The Heimatverein, especially concerned about the historic village greens and its surroundings, built a new baking house close to the old location in 2002. With historical blue prints, old fashioned tradesmen ship (framer Walter Wieditz and masonry Hans-Werner Hose) and uncounted voluntary hours of labor an all-round beloved facility was created. Not only does it beckon with its delicious bread and “Lusekochen” but also serves as great enhancement for various performances around the village greens.

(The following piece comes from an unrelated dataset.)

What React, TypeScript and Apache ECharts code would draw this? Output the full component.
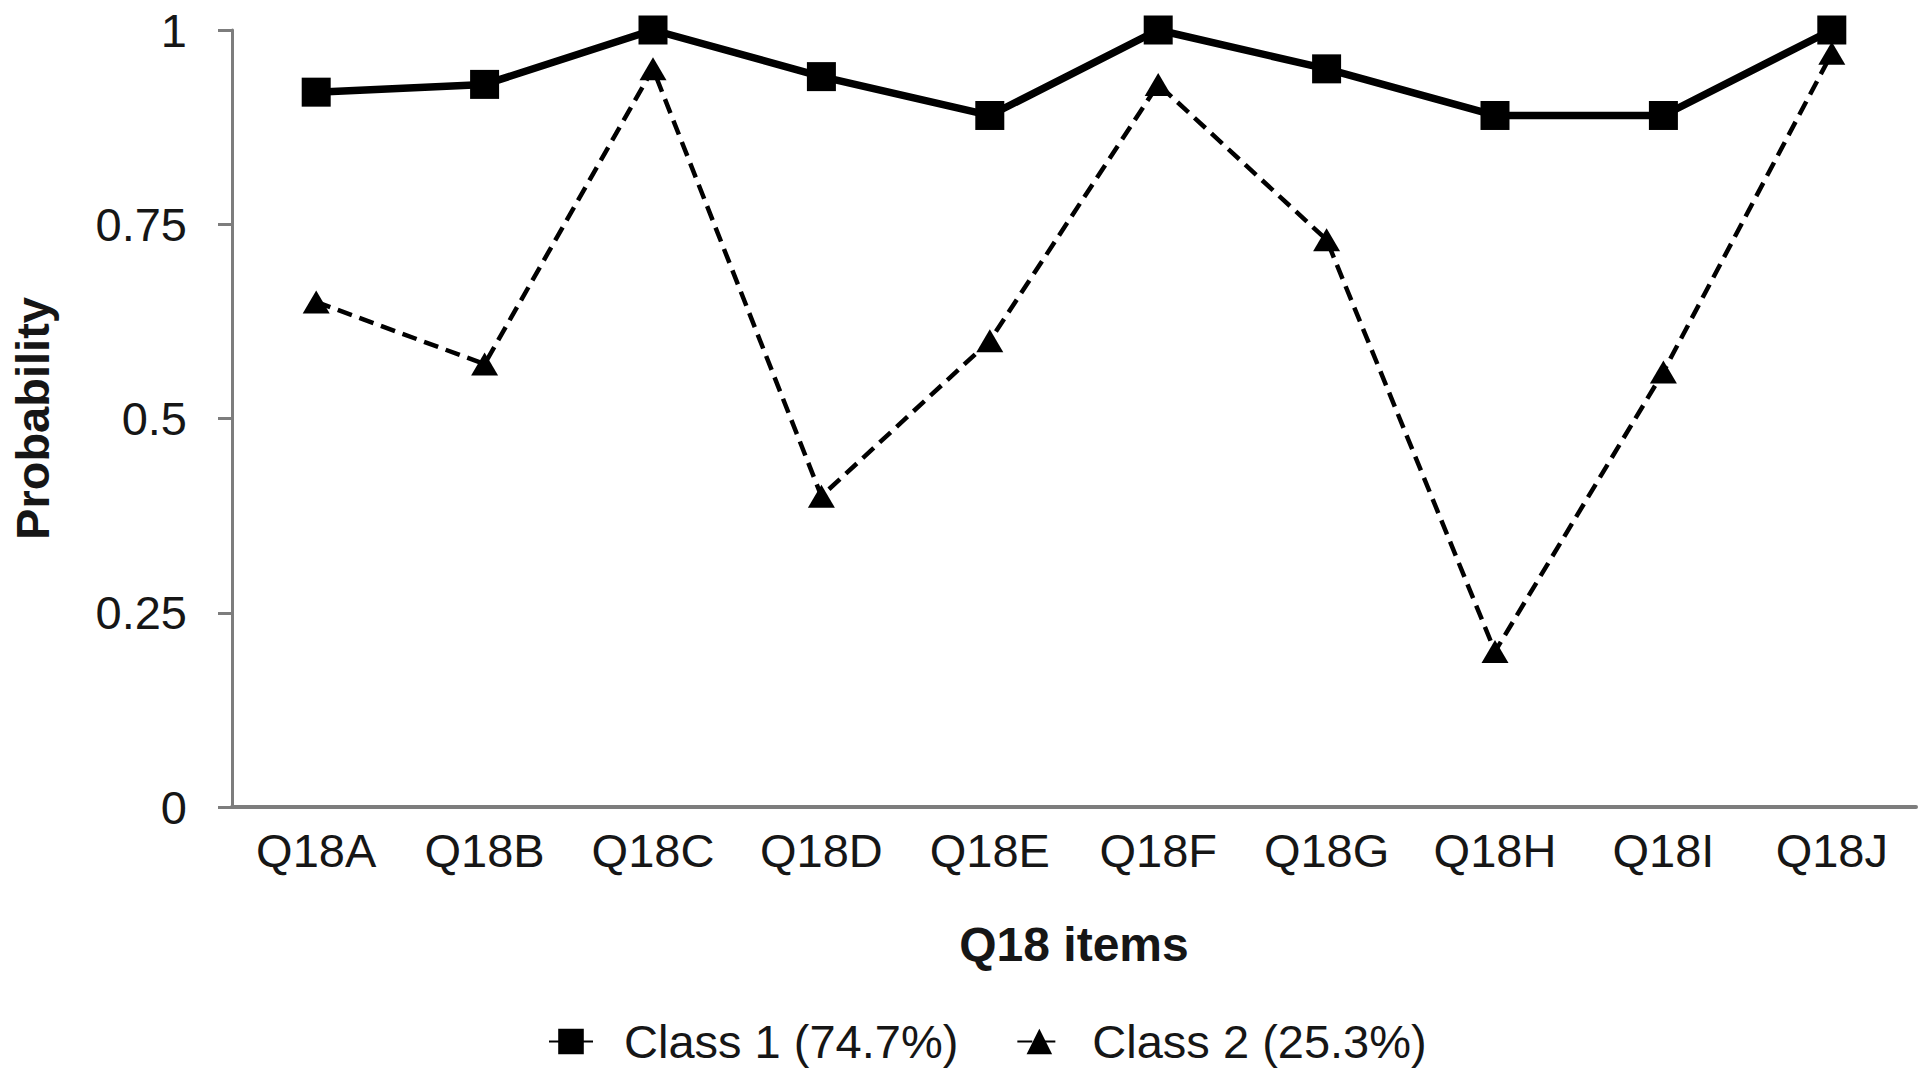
import React, { useEffect, useRef } from "react";
import * as echarts from "echarts";

const categories = ["Q18A", "Q18B", "Q18C", "Q18D", "Q18E", "Q18F", "Q18G", "Q18H", "Q18I", "Q18J"];
const class1Values = [0.92, 0.93, 1.0, 0.94, 0.89, 1.0, 0.95, 0.89, 0.89, 1.0];
const class2Values = [0.65, 0.57, 0.95, 0.4, 0.6, 0.93, 0.73, 0.2, 0.56, 0.97];
const seriesNames = ["Class 1 (74.7%)", "Class 2 (25.3%)"];
const yAxisTitle = "Probability";
const xAxisTitle = "Q18 items";

const FONT = "'Liberation Sans', Arial, Helvetica, sans-serif";
const AXIS_GREY = "#7d7d7d";
const TEXT = "#161616";

export default function App() {
  const ref = useRef<HTMLDivElement>(null);

  useEffect(() => {
    if (!ref.current) return;
    const chart = echarts.init(ref.current, undefined, { renderer: "svg" });
    chart.setOption({
      animation: false,
      backgroundColor: "#ffffff",
      textStyle: { fontFamily: FONT },
      grid: { left: 232, right: 4, top: 30, bottom: 268, containLabel: false },
      legend: {
        data: seriesNames,
        left: 543,
        top: 1013,
        itemWidth: 44,
        itemHeight: 32,
        itemGap: 58,
        textStyle: { fontFamily: FONT, fontSize: 47, color: TEXT, padding: [0, 0, 0, 26] },
      },
      xAxis: {
        type: "category",
        data: categories,
        boundaryGap: true,
        name: xAxisTitle,
        nameLocation: "middle",
        nameGap: 113,
        nameTextStyle: { fontFamily: FONT, fontSize: 48, fontWeight: "bold", color: TEXT },
        axisLine: { show: true, lineStyle: { color: AXIS_GREY, width: 4 } },
        axisTick: { show: false },
        axisLabel: { fontFamily: FONT, fontSize: 47, color: TEXT, margin: 20 },
        splitLine: { show: false },
      },
      yAxis: {
        type: "value",
        min: 0,
        max: 1,
        interval: 0.25,
        name: yAxisTitle,
        nameLocation: "middle",
        nameGap: 176,
        nameRotate: 90,
        nameTextStyle: { fontFamily: FONT, fontSize: 47, fontWeight: "bold", color: TEXT },
        axisLine: { show: true, lineStyle: { color: AXIS_GREY, width: 3 } },
        axisTick: { show: true, inside: false, length: 14, lineStyle: { color: AXIS_GREY, width: 3 } },
        axisLabel: { fontFamily: FONT, fontSize: 47, color: TEXT, margin: 45 },
        splitLine: { show: false },
      },
      series: [
        {
          name: seriesNames[0],
          type: "line",
          data: class1Values,
          symbol: "rect",
          symbolSize: 29,
          z: 3,
          lineStyle: { color: "#000000", width: 7.5, type: "solid" },
          itemStyle: { color: "#000000" },
        },
        {
          name: seriesNames[1],
          type: "line",
          data: class2Values,
          symbol: "triangle",
          symbolSize: [27, 23],
          z: 2,
          lineStyle: { color: "#000000", width: 4.5, type: [15, 8] },
          itemStyle: { color: "#000000" },
        },
      ],
    });
    return () => chart.dispose();
  }, []);

  return (
    <div
      ref={ref}
      style={{ position: "fixed", left: 0, top: 0, width: 1920, height: 1075, background: "#fff" }}
    />
  );
}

View from the side to the new baking house at the village green


Evident tribute to the craftsmen W. Wieditz and H.-W. Hose

The combination of the historically correct reestablished village greens (see Anger ) and the statue of the ‘Gaensekerl’ (see Photoarchives 'Gänsekerle' ) is undoubtedly an optical enrichment for the village centre. May many generations to come use our baking house and experience how hard and difficult it can be to get the daily bread on the table. But also how delicious this local specialty is. This taste, that cannot be achieved by any other not even the best baker.
If you, dear reader, ever have the chance to sample the baking house bread of Datterode, you will agree!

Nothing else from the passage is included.